ST. JOSEPH — While long-term forecasts are hard to predict, residents around the Great Lakes can probably expect high water levels for the foreseeable future, according to officials with the U.S. Army Corps of Engineers.

For the next six months, Lake Michigan levels will be the highest seen in 35 years, according to Keith Kompoltowicz, chief of watershed hydrology with the Corps’ Detroit office, who took part in a tele-conference call Tuesday.

Fall storms can create hazardous conditions, he warned, and people living along the lakeshore should be prepared.

Blame Mother Nature for the high water that is threatening erosion and flooding, he said.

The lake levels are largely determined by the amount of rain, snow, run-off into rivers and streams, and evaporation from the lakes that is affected by the amount of ice coverage in winter, Kompoltowicz explained. Lake Michigan-Huron saw the biggest jump in 100 years from January 2013, when levels were at their lowest, to December 2014, and levels continued to increase in 2017-18.

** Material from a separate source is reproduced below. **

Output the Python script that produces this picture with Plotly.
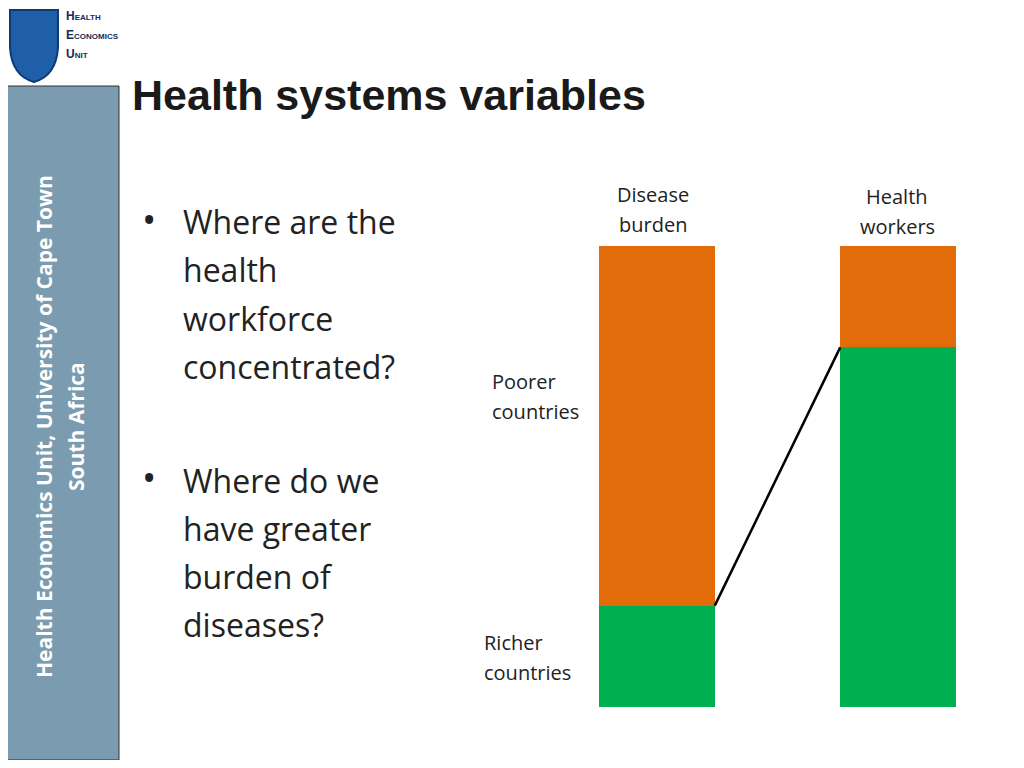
import plotly.graph_objects as go

bars = ["Disease burden", "Health workers"]
richer = [22, 78]
poorer = [78, 22]

W, H, OFF = 1008, 752, 8


def px(x):
    return (x - OFF) / W


def py(y):
    return 1 - (y - OFF) / H


fig = go.Figure()
fig.add_bar(x=[0, 1], y=richer, width=0.48, marker_color="#00b050", marker_line_width=0)
fig.add_bar(x=[0, 1], y=poorer, width=0.48, marker_color="#e36c0a", marker_line_width=0)
fig.add_scatter(x=[0.24, 0.76], y=[richer[0], richer[1]], mode="lines",
                line=dict(color="black", width=2.5))

fig.update_layout(
    barmode="stack", width=W, height=H, showlegend=False,
    margin=dict(l=0, r=0, t=0, b=0), paper_bgcolor="white", plot_bgcolor="white",
    xaxis=dict(domain=[px(599), px(956)], range=[-0.24, 1.24], visible=False),
    yaxis=dict(domain=[py(707), py(246)], range=[0, 100], visible=False),
    font=dict(family="Open Sans", color="#222"),
)


def txt(t, x, y, size, anchor="left", **kw):
    fig.add_annotation(xref="paper", yref="paper", x=px(x), y=py(y), showarrow=False,
                       xanchor=anchor, yanchor="middle", text=t,
                       font=dict(size=size, color=kw.pop("color", "#222"),
                                 family=kw.pop("family", "Open Sans")), **kw)


# sidebar
fig.add_shape(type="rect", xref="paper", yref="paper", x0=px(0), x1=px(119), y0=0, y1=py(86),
              fillcolor="#7b9bb0", line=dict(color="#333", width=1), layer="below")
txt("<b>Health Economics Unit, University of Cape Town</b>", 44, 427, 21, anchor="center",
    textangle=-90, color="white")
txt("<b>South Africa</b>", 76, 427, 21, anchor="center", textangle=-90, color="white")
# logo
fig.add_shape(type="path", xref="paper", yref="paper",
              path=f"M {px(10)} {py(10)} L {px(58)} {py(10)} L {px(58)} {py(48)} "
                   f"Q {px(56)} {py(76)} {px(34)} {py(82)} Q {px(12)} {py(76)} {px(10)} {py(48)} Z",
              fillcolor="#1f5fa8", line=dict(color="#0d3a75", width=2))
for i, (a, b) in enumerate([("H", "EALTH"), ("E", "CONOMICS"), ("U", "NIT")]):
    txt(f"<b>{a}<span style='font-size:8px'>{b}</span></b>", 64, 16 + i * 19, 12,
        color="#1a2a55", family="Arial")
# title
txt("<b>Health systems variables</b>", 130, 95, 43, color="#1a1a1a", family="Liberation Sans")
# bullets
for blk, y0 in [(["Where are the", "health", "workforce", "concentrated?"], 222),
                (["Where do we", "have greater", "burden of", "diseases?"], 480)]:
    txt("•", 140, y0 - 3, 38)
    for i, line in enumerate(blk):
        txt(line, 181, y0 + i * 48, 32)
# labels
for lines, x, y, anc in [(["Disease", "burden"], 653, 194, "center"),
                         (["Health", "workers"], 897, 196, "center"),
                         (["Poorer", "countries"], 490, 381, "left"),
                         (["Richer", "countries"], 482, 642, "left")]:
    for i, line in enumerate(lines):
        txt(line, x, y + i * 30, 20, anchor=anc)

fig.write_html("out.html")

All of those factors have contributed to the record and near-record lake levels this year, he said. Lake Michigan came within an inch of matching the record levels set in 1986.

It’s difficult to forecast beyond six months, he said. The current projections extend until January. The water is expected to drop through the rest of the year, but will remain at very high levels.

Unless we see very dry conditions, that is likely to continue through next year, Kompoltowicz said.

Pat Kunhe, emergency manager with the Corps of Engineers, said the agency can assist with emergency measures, from technical assistance to sandbags and other barriers and pumps. When these problems arise, residents should first contact local and county emergency officials, who can then contact the Corps if needed, he said.

Some shoreline protection projects, such as seawalls or revetments using boulders to block waves, require permits from the Corps of Engineers and other agencies, according to Katie Otanez, regulatory project manager. Reviews of emergency projects usually take less than a month, she said, and projects submitted by individuals take around 120 days.

Nick Zager, the Corps’ chief of planning, said the agency is looking at long-term solutions, such as replacing sand lost to erosion.

The high water levels have swamped area beaches and piers this summer. Waves are eating into the dunes and threatening homes.

The St. Joseph City Commission is expected to discuss shoreline protections at work sessions this fall.